▶ **TASK DESCRIPTION**
Exactly the lines from the one with "Give me the Plotly source for this chart." through the one with "pos = list(range(len(estudiantes)))" should be returned, both ends included and nothing else. Omit any pictures.

----

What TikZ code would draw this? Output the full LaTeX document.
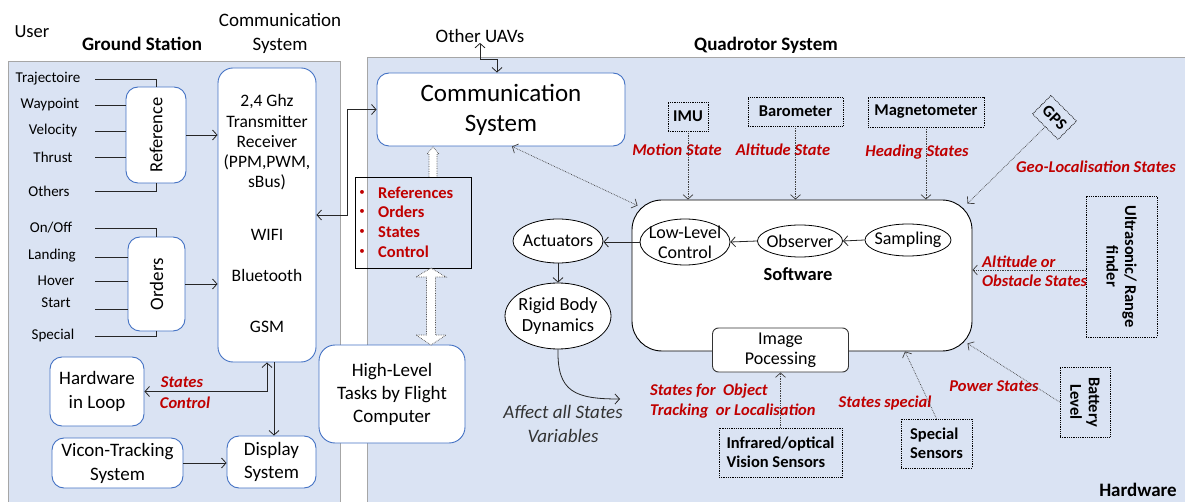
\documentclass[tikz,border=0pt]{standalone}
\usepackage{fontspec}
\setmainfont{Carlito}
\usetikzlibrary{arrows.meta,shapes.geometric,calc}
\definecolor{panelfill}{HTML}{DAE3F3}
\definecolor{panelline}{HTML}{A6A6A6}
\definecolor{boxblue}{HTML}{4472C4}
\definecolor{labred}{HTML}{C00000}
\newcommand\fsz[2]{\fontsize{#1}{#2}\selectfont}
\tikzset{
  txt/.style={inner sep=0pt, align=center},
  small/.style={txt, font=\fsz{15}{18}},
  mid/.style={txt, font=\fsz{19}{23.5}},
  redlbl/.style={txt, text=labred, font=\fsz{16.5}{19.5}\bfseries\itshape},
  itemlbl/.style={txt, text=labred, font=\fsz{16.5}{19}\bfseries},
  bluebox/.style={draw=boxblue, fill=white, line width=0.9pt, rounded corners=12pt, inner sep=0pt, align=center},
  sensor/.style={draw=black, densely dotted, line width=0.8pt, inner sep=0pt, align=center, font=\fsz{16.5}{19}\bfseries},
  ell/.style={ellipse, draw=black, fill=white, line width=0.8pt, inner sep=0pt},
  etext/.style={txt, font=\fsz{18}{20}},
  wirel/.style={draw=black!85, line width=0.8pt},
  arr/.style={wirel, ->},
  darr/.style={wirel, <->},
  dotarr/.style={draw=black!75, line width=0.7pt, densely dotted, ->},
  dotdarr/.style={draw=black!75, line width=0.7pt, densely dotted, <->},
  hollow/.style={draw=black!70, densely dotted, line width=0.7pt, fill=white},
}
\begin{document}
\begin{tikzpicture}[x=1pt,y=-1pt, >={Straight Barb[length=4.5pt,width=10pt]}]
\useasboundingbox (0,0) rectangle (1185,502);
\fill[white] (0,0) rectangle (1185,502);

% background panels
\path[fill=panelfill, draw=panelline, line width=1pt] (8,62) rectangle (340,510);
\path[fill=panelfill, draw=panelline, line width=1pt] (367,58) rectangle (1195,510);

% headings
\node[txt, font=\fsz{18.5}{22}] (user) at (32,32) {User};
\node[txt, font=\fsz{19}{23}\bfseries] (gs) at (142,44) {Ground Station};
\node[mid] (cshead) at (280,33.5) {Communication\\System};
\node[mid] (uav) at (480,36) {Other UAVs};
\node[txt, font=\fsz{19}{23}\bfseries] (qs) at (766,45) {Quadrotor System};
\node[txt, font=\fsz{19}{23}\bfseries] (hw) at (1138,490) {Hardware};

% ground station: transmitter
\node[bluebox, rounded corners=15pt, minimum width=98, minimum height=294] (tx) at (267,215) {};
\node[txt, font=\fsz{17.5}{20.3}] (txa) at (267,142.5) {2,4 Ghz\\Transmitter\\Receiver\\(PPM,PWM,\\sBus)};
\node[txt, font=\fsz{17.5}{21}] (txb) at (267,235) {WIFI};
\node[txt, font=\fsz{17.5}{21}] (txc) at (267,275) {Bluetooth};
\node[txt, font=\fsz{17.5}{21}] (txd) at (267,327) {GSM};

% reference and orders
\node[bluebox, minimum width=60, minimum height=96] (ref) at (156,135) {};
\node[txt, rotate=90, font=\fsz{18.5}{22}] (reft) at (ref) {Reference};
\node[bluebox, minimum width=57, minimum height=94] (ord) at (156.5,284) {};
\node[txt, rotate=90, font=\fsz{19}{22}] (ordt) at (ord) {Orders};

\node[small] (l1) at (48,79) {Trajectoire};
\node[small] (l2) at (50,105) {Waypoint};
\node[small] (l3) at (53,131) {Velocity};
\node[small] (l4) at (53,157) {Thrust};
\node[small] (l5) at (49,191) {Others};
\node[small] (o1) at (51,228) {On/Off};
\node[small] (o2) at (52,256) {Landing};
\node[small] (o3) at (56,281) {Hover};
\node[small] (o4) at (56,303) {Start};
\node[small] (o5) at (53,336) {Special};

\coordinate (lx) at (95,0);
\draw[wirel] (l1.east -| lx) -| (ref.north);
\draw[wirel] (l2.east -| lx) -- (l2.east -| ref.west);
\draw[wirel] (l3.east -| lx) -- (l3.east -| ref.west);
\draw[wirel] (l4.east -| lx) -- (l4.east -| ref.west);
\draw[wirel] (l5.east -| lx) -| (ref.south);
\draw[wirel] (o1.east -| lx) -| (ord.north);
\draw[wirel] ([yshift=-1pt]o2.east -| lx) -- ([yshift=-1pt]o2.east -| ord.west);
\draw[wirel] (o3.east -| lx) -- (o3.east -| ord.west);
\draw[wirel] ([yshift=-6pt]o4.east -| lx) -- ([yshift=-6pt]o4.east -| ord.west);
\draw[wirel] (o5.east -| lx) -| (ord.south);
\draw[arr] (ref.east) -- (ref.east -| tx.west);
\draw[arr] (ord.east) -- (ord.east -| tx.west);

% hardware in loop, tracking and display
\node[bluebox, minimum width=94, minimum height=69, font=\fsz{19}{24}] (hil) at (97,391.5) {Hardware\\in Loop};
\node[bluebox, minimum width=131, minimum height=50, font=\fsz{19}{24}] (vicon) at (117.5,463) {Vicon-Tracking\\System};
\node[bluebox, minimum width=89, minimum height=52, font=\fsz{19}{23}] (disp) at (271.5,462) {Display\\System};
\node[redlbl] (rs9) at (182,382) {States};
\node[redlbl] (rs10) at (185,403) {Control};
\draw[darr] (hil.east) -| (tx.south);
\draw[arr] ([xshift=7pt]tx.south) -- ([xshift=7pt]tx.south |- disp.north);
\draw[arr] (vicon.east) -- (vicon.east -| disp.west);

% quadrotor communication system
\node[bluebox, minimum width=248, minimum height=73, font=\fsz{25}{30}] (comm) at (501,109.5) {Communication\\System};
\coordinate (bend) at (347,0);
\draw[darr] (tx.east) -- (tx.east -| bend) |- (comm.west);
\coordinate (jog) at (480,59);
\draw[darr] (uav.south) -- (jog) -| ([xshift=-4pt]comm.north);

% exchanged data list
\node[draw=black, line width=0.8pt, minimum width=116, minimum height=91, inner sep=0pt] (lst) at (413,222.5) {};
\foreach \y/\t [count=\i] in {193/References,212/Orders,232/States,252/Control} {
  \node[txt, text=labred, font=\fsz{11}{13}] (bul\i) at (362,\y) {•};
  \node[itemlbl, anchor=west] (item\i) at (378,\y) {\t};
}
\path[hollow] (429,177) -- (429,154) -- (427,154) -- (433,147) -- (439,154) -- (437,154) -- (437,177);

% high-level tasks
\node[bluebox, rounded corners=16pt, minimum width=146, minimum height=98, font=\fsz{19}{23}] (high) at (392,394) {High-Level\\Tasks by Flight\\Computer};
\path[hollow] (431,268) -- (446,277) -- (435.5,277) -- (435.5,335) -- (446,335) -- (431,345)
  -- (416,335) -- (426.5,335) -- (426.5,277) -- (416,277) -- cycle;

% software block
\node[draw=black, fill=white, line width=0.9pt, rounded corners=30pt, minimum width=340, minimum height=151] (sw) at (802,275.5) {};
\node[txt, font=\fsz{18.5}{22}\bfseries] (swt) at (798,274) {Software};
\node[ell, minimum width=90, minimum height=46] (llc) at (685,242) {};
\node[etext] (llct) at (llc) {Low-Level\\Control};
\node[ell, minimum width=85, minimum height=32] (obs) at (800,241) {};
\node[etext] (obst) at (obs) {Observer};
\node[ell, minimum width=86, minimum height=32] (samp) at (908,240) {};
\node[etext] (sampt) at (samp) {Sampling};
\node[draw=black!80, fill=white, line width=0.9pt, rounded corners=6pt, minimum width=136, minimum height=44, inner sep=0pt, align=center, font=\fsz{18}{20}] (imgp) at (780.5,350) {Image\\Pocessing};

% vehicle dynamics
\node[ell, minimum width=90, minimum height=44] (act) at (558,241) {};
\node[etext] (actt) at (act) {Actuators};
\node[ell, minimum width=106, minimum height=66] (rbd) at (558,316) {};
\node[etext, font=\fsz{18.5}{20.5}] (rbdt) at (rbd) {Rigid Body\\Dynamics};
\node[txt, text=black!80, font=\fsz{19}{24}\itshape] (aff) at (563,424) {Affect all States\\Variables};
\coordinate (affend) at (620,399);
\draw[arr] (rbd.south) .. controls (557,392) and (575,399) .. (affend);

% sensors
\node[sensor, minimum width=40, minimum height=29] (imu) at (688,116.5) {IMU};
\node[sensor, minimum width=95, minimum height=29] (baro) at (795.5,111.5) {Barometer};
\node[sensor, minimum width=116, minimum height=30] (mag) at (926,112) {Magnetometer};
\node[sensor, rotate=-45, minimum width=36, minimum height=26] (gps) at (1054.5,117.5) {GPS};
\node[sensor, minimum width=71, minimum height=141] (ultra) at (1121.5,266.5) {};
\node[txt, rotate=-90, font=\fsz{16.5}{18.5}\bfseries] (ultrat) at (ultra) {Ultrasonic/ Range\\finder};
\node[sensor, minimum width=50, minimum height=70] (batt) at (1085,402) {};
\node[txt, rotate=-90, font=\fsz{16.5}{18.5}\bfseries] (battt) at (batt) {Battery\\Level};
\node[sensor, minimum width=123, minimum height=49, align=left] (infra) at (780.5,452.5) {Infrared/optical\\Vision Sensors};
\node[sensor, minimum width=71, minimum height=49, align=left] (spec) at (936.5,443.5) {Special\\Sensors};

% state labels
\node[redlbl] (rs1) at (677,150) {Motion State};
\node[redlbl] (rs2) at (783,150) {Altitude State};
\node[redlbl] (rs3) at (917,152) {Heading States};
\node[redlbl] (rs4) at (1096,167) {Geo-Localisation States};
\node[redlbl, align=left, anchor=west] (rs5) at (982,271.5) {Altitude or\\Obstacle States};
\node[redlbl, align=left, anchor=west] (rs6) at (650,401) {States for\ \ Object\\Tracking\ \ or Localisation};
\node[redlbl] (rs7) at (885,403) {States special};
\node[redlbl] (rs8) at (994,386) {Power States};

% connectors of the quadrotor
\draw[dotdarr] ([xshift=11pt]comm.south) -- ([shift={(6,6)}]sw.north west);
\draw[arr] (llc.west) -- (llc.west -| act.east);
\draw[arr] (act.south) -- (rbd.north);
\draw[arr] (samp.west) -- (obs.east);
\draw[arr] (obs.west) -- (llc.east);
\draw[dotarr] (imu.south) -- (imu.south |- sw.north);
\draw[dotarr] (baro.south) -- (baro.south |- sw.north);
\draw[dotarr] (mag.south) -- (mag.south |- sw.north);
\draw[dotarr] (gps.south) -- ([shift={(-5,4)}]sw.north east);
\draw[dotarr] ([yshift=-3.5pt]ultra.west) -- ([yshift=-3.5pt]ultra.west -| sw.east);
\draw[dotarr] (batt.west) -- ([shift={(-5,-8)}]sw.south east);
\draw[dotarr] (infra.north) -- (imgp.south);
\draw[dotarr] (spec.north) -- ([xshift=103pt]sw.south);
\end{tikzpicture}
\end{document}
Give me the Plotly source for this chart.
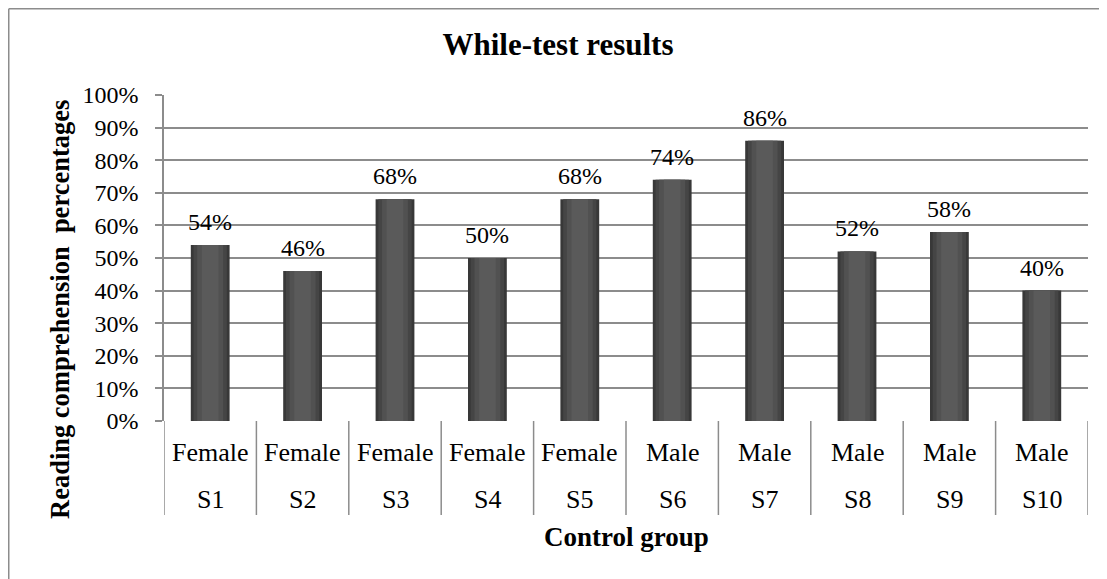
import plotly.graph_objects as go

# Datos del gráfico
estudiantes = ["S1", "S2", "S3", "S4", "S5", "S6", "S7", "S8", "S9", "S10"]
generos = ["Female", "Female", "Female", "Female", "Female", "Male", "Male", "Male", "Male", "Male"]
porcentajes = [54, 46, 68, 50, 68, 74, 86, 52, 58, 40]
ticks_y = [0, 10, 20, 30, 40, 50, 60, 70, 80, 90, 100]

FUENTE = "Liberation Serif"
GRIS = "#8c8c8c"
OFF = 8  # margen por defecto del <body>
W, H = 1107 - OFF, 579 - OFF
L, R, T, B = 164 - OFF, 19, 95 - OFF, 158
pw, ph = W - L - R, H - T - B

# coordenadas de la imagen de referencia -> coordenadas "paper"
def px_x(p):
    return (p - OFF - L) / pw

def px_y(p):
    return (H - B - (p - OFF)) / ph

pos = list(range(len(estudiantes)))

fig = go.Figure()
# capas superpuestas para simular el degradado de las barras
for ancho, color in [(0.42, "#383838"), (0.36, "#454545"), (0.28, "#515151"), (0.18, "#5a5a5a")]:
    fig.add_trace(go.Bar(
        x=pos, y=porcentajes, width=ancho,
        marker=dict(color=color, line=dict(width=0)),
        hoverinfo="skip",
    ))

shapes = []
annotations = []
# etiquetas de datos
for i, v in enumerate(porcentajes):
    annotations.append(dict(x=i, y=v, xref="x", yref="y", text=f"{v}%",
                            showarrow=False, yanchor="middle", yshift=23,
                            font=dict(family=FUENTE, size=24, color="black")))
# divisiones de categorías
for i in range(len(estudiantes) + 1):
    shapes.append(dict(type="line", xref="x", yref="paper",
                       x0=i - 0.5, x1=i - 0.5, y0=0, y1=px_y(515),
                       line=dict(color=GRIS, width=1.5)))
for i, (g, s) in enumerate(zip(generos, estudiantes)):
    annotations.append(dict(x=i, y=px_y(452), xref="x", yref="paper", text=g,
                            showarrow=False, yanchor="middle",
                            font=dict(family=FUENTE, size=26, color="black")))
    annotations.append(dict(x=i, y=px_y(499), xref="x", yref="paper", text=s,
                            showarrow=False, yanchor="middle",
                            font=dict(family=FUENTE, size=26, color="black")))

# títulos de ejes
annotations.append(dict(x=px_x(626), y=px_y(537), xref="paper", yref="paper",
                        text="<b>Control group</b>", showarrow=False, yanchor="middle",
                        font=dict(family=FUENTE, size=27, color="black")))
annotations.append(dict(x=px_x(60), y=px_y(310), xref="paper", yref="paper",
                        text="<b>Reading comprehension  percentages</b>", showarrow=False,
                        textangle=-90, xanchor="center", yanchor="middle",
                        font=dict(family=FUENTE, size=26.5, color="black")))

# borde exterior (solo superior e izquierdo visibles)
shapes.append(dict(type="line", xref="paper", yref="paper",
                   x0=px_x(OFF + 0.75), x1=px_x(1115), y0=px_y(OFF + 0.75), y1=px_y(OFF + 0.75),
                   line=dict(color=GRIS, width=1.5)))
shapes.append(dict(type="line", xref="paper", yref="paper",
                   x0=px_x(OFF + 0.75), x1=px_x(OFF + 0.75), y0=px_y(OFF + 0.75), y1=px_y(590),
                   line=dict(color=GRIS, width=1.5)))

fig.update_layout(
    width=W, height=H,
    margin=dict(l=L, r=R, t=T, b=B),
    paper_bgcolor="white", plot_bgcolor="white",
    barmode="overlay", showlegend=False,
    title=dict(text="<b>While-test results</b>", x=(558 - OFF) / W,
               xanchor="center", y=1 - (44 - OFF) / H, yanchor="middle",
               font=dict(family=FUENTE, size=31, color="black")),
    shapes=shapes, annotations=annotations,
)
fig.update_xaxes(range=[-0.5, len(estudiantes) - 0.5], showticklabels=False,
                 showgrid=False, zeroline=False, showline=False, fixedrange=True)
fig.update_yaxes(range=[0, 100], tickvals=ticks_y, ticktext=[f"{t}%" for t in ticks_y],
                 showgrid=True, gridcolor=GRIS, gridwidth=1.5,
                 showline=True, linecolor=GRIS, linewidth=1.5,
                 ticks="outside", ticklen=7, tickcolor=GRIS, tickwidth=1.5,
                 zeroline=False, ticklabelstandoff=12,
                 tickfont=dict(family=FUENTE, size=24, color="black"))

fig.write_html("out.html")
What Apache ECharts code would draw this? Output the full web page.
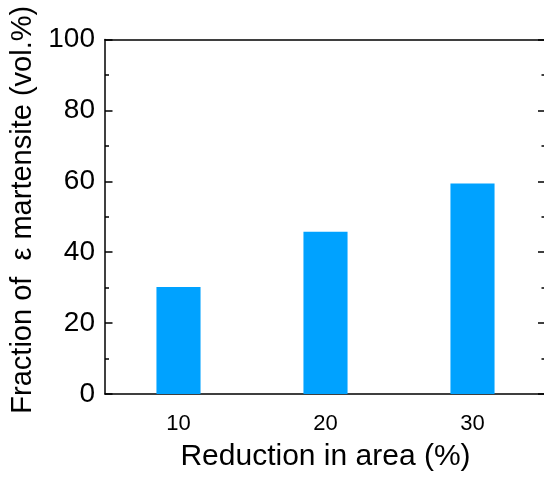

----

▶ **REPLY**
Give me the Plotly source for this chart.
import plotly.graph_objects as go

# Datos del gráfico
estudiantes = ["S1", "S2", "S3", "S4", "S5", "S6", "S7", "S8", "S9", "S10"]
generos = ["Female", "Female", "Female", "Female", "Female", "Male", "Male", "Male", "Male", "Male"]
porcentajes = [54, 46, 68, 50, 68, 74, 86, 52, 58, 40]
ticks_y = [0, 10, 20, 30, 40, 50, 60, 70, 80, 90, 100]

FUENTE = "Liberation Serif"
GRIS = "#8c8c8c"
OFF = 8  # margen por defecto del <body>
W, H = 1107 - OFF, 579 - OFF
L, R, T, B = 164 - OFF, 19, 95 - OFF, 158
pw, ph = W - L - R, H - T - B

# coordenadas de la imagen de referencia -> coordenadas "paper"
def px_x(p):
    return (p - OFF - L) / pw

def px_y(p):
    return (H - B - (p - OFF)) / ph

pos = list(range(len(estudiantes)))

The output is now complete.